## EXERCISE GOAL
Repeat every line of the listing below exactly, minus the pictures.

## SUPPLIED DATA
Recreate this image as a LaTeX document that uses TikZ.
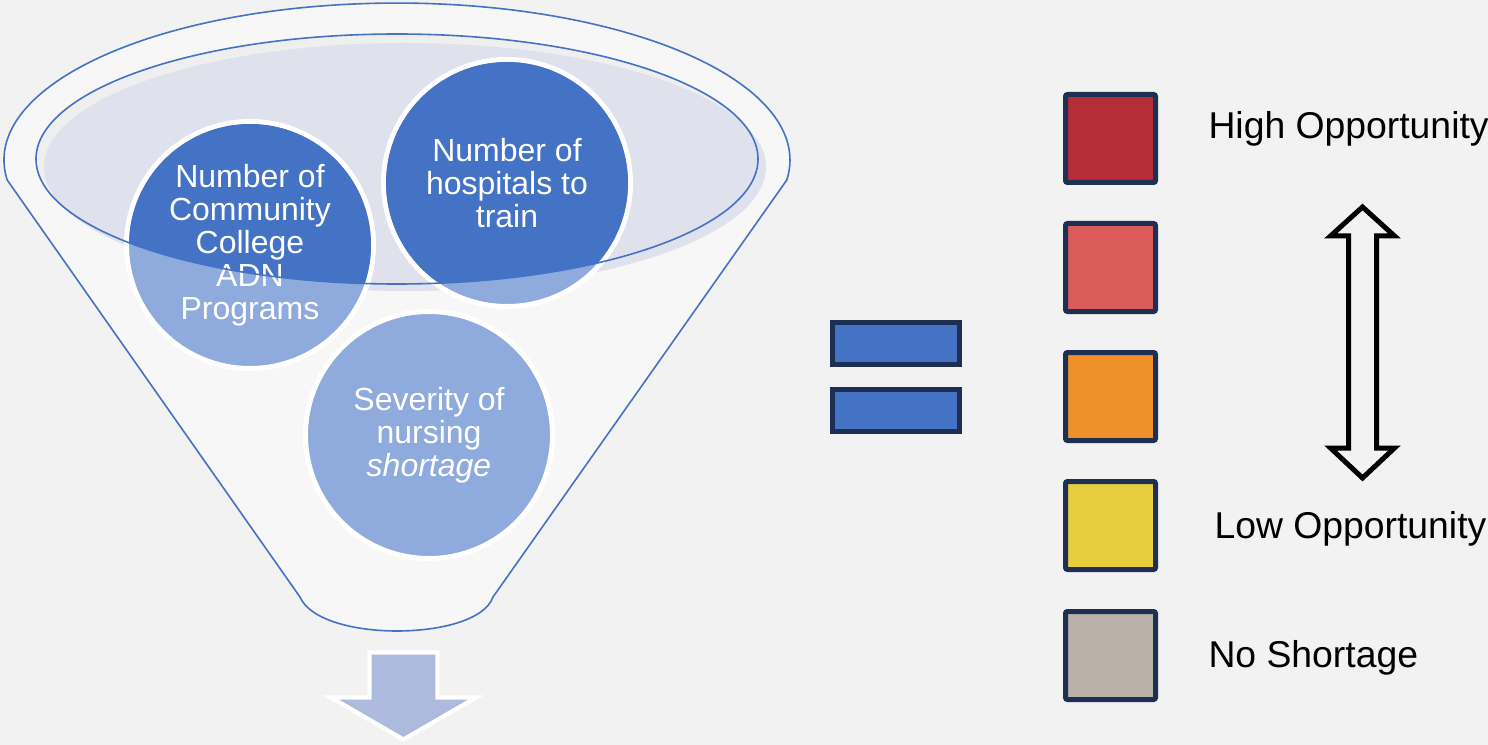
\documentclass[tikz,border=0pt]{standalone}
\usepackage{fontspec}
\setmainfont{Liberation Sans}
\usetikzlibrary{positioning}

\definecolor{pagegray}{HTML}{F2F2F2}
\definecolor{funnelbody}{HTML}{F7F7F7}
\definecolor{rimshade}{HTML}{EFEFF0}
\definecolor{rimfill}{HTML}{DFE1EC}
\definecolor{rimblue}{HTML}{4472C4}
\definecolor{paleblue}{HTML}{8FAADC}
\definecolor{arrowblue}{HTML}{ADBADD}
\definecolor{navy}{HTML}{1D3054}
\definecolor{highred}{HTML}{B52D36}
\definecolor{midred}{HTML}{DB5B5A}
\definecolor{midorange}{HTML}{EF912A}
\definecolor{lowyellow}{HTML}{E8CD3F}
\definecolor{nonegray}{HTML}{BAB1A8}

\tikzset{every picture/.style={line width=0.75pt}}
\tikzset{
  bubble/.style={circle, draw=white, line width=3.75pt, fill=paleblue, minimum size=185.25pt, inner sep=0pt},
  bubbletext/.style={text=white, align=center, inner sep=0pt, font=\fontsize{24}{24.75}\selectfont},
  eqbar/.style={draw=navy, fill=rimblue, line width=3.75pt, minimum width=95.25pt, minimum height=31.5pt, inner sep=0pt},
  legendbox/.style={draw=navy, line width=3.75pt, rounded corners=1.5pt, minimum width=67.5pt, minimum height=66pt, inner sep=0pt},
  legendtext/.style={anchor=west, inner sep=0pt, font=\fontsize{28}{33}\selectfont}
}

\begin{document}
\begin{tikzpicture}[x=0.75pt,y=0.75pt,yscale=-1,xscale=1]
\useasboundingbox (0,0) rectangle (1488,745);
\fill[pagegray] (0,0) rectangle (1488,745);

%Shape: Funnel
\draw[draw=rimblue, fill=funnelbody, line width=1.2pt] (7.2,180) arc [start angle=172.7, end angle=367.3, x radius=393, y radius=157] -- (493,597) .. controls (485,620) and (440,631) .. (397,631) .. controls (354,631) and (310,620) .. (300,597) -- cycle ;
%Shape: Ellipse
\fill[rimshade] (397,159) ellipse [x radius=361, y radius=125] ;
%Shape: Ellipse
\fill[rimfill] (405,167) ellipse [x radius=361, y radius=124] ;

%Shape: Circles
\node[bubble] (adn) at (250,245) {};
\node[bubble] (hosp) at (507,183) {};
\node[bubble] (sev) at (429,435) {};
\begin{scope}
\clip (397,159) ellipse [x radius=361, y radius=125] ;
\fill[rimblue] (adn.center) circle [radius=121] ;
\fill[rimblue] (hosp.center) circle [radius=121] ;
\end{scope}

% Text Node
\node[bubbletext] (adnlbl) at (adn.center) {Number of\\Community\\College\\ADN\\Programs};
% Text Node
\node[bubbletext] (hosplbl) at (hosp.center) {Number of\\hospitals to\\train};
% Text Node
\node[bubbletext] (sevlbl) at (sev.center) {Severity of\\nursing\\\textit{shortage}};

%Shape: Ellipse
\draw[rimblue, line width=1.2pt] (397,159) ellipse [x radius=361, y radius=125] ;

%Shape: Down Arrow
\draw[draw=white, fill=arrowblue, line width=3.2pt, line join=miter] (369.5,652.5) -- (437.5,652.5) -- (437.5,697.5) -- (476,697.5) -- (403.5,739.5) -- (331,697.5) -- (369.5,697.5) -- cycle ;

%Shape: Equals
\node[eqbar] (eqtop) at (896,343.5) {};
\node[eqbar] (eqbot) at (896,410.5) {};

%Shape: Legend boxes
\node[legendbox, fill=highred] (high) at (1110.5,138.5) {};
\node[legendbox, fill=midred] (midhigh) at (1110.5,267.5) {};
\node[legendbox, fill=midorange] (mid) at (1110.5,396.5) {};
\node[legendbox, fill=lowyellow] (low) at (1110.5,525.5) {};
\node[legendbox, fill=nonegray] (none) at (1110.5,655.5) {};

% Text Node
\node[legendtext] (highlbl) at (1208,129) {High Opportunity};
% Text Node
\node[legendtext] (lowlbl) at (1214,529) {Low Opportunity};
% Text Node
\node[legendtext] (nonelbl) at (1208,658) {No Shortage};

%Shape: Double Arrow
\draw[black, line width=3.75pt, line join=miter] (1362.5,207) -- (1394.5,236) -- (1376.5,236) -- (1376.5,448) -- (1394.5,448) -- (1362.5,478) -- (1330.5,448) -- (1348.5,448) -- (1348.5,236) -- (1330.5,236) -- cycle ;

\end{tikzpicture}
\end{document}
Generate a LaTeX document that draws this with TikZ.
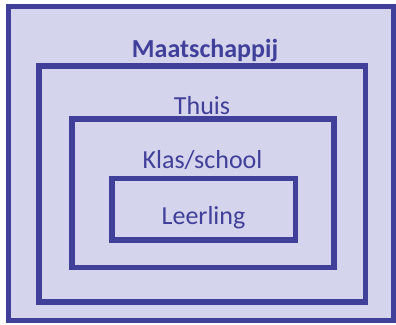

## TASK RESPONSE
Recreate this image as a LaTeX document that uses TikZ.
\documentclass[tikz,border=0pt]{standalone}
\usepackage{fontspec}
\setmainfont{Liberation Sans}
\usetikzlibrary{positioning}

\definecolor{pagegray}{HTML}{F2F2F2}
\definecolor{funnelbody}{HTML}{F7F7F7}
\definecolor{rimshade}{HTML}{EFEFF0}
\definecolor{rimfill}{HTML}{DFE1EC}
\definecolor{rimblue}{HTML}{4472C4}
\definecolor{paleblue}{HTML}{8FAADC}
\definecolor{arrowblue}{HTML}{ADBADD}
\definecolor{navy}{HTML}{1D3054}
\definecolor{highred}{HTML}{B52D36}
\definecolor{midred}{HTML}{DB5B5A}
\definecolor{midorange}{HTML}{EF912A}
\definecolor{lowyellow}{HTML}{E8CD3F}
\definecolor{nonegray}{HTML}{BAB1A8}

\tikzset{every picture/.style={line width=0.75pt}}
\tikzset{
  bubble/.style={circle, draw=white, line width=3.75pt, fill=paleblue, minimum size=185.25pt, inner sep=0pt},
  bubbletext/.style={text=white, align=center, inner sep=0pt, font=\fontsize{24}{24.75}\selectfont},
  eqbar/.style={draw=navy, fill=rimblue, line width=3.75pt, minimum width=95.25pt, minimum height=31.5pt, inner sep=0pt},
  legendbox/.style={draw=navy, line width=3.75pt, rounded corners=1.5pt, minimum width=67.5pt, minimum height=66pt, inner sep=0pt},
  legendtext/.style={anchor=west, inner sep=0pt, font=\fontsize{28}{33}\selectfont}
}

\begin{document}
\begin{tikzpicture}[x=0.75pt,y=0.75pt,yscale=-1,xscale=1]
\useasboundingbox (0,0) rectangle (1488,745);
\fill[pagegray] (0,0) rectangle (1488,745);

%Shape: Funnel
\draw[draw=rimblue, fill=funnelbody, line width=1.2pt] (7.2,180) arc [start angle=172.7, end angle=367.3, x radius=393, y radius=157] -- (493,597) .. controls (485,620) and (440,631) .. (397,631) .. controls (354,631) and (310,620) .. (300,597) -- cycle ;
%Shape: Ellipse
\fill[rimshade] (397,159) ellipse [x radius=361, y radius=125] ;
%Shape: Ellipse
\fill[rimfill] (405,167) ellipse [x radius=361, y radius=124] ;

%Shape: Circles
\node[bubble] (adn) at (250,245) {};
\node[bubble] (hosp) at (507,183) {};
\node[bubble] (sev) at (429,435) {};
\begin{scope}
\clip (397,159) ellipse [x radius=361, y radius=125] ;
\fill[rimblue] (adn.center) circle [radius=121] ;
\fill[rimblue] (hosp.center) circle [radius=121] ;
\end{scope}

% Text Node
\node[bubbletext] (adnlbl) at (adn.center) {Number of\\Community\\College\\ADN\\Programs};
% Text Node
\node[bubbletext] (hosplbl) at (hosp.center) {Number of\\hospitals to\\train};
% Text Node
\node[bubbletext] (sevlbl) at (sev.center) {Severity of\\nursing\\\textit{shortage}};

%Shape: Ellipse
\draw[rimblue, line width=1.2pt] (397,159) ellipse [x radius=361, y radius=125] ;

%Shape: Down Arrow
\draw[draw=white, fill=arrowblue, line width=3.2pt, line join=miter] (369.5,652.5) -- (437.5,652.5) -- (437.5,697.5) -- (476,697.5) -- (403.5,739.5) -- (331,697.5) -- (369.5,697.5) -- cycle ;

%Shape: Equals
\node[eqbar] (eqtop) at (896,343.5) {};
\node[eqbar] (eqbot) at (896,410.5) {};

%Shape: Legend boxes
\node[legendbox, fill=highred] (high) at (1110.5,138.5) {};
\node[legendbox, fill=midred] (midhigh) at (1110.5,267.5) {};
\node[legendbox, fill=midorange] (mid) at (1110.5,396.5) {};
\node[legendbox, fill=lowyellow] (low) at (1110.5,525.5) {};
\node[legendbox, fill=nonegray] (none) at (1110.5,655.5) {};

% Text Node
\node[legendtext] (highlbl) at (1208,129) {High Opportunity};
% Text Node
\node[legendtext] (lowlbl) at (1214,529) {Low Opportunity};
% Text Node
\node[legendtext] (nonelbl) at (1208,658) {No Shortage};

%Shape: Double Arrow
\draw[black, line width=3.75pt, line join=miter] (1362.5,207) -- (1394.5,236) -- (1376.5,236) -- (1376.5,448) -- (1394.5,448) -- (1362.5,478) -- (1330.5,448) -- (1348.5,448) -- (1348.5,236) -- (1330.5,236) -- cycle ;

\end{tikzpicture}
\end{document}
Generate a LaTeX document that draws this with TikZ.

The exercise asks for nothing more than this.